Un été historiquement chaud dans le nord-ouest du Pacifique est responsable de la mort sous l’effet de la chaleur de pas moins d’un milliard de coquillages et autres et autres animaux marins (The Atlantic, 4 décembre 2021). De nombreuses autres espèces ont également été touchées, y compris les humains. Ces «dômes de chaleur» ont été suivis par de longues périodes de temps chaud et sec qui ont pratiquement effacé la neige accumulée dans les montagnes de l’ouest. Sans chutes de neige suffisantes, la sécheresse et les incendies sont pratiquement garantis.

Il y a quelques jours à peine [le 10 décembre], des tornades ont ravagé neuf Etats, dont le Kentucky, au milieu de la nuit, causant des dégâts inimaginables et suscitant un débat sur le lien entre la crise climatique et ces tornades gigantesques. De nombreux facteurs interviennent dans la formation des tornades, ce qui rend difficile l’établissement d’un lien de causalité.

Cependant, l’ampleur de l’ouragan, combiné au moment où il s’est produit – en décembre, les tornades d’une certaine ampleur sont extrêmement rares –, fait qu’il est difficile d’affirmer que le climat n’a rien à voir avec lui.

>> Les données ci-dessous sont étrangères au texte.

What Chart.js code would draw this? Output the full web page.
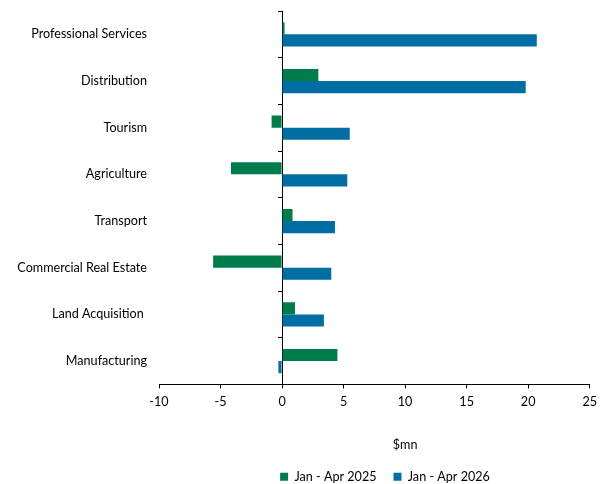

Le président Biden a fait campagne pour soutenir la lutte contre le changement climatique avant qu’il ne soit trop tard. Bien qu’il ne soit pas Donald Trump, Biden s’est révélé dans ce fiasco des concessions pétrolières comme un autre politicien menteur prêt à avaler toutes les couleuvres face à l’industrie des combustibles fossiles. Trump aurait fait ces choses et aurait ensuite prétendu qu’il ne l’avait pas fait, mais il aurait dit que même s’il les avait faites, ce qu’il n’a pas fait, c’était des bonnes choses à faire. Biden se contente de les faire, et passe à la suite.

Le président a enfreint la première règle des oiseaux. Le problème, c’est que ce nid nous appartient à tous, et que nous sommes bel et bien foutus sans lui. (Article publié sur le site Truthout, le 14 décembre 2021; traduction rédaction A l’Encontre)

William Rivers Pitt est rédacteur en chef et chroniqueur principal à Truthout. Il écrit aussi dans le New York Times et est l’auteur de trois livres à succès tels que: War on Iraq: What Team Bush Doesn’t Want You to Know, The Greatest Sedition Is Silence et House of Ill Repute: Reflections on War, Lies, and America’s Ravaged Reputation. Son quatrième livre s’intitule The Mass Destruction of Iraq: Why It Is Happening, and Who Is Responsible, co-écrit avec Dahr Jamail.